Controlled Surface Wettability by Plasma Polymer Surface Modification


Inspired by nature, tunable wettability has attracted a lot of attention in both academia and industry. Various methods of polymer surface tailoring have been studied to control the changes in wetting behavior. Polymers with a precisely controlled wetting behavior in a specific environment are blessed with a wealth of opportunities and potential applications exploitable in biomaterial engineering. Controlled wetting behavior can be obtained by combining surface chemistry and morphology. Plasma assisted polymer surface modification technique has played a significant part to control surface chemistry and morphology, thus improving the surface wetting properties of polymers in many applications. This review focuses on plasma polymerization and investigations regarding surface chemistry, surface wettability and coating kinetics, as well as coating stability. We begin with a brief overview of plasma polymerization; this includes growth mechanisms of plasma polymerization and influence of plasma parameters. Next, surface wettability and theoretical background structures and chemistry of superhydrophobic and superhydrophilic surfaces are discussed. In this review, a summary is made of recent work on tunable wettability by tailoring surface chemistry with physical appearance (i.e. substrate texture).
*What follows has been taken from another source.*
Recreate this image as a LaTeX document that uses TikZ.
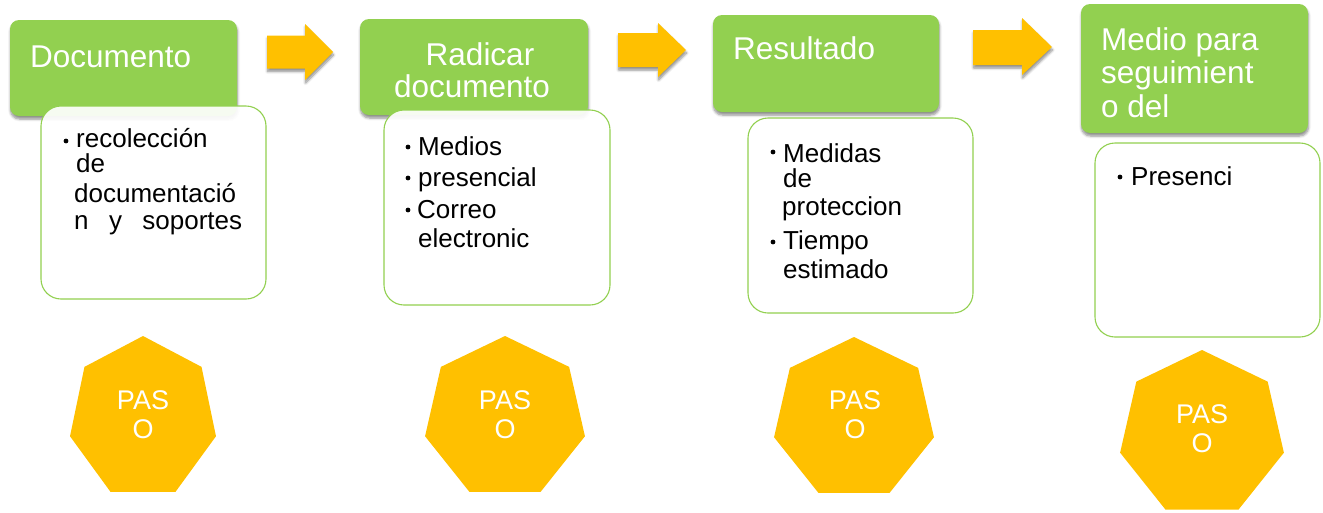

The formation of smart polymer coatings, which adjust their surface wettability according to outside environment, including, pH, light, electric field and temperature, is also discussed. Finally, the applications of tunable wettability and pH responsiveness of polymer coatings in real life are addressed. This review should be of interest to plasma surface science communality particularly focused controlled wettability of smart polymer surfaces.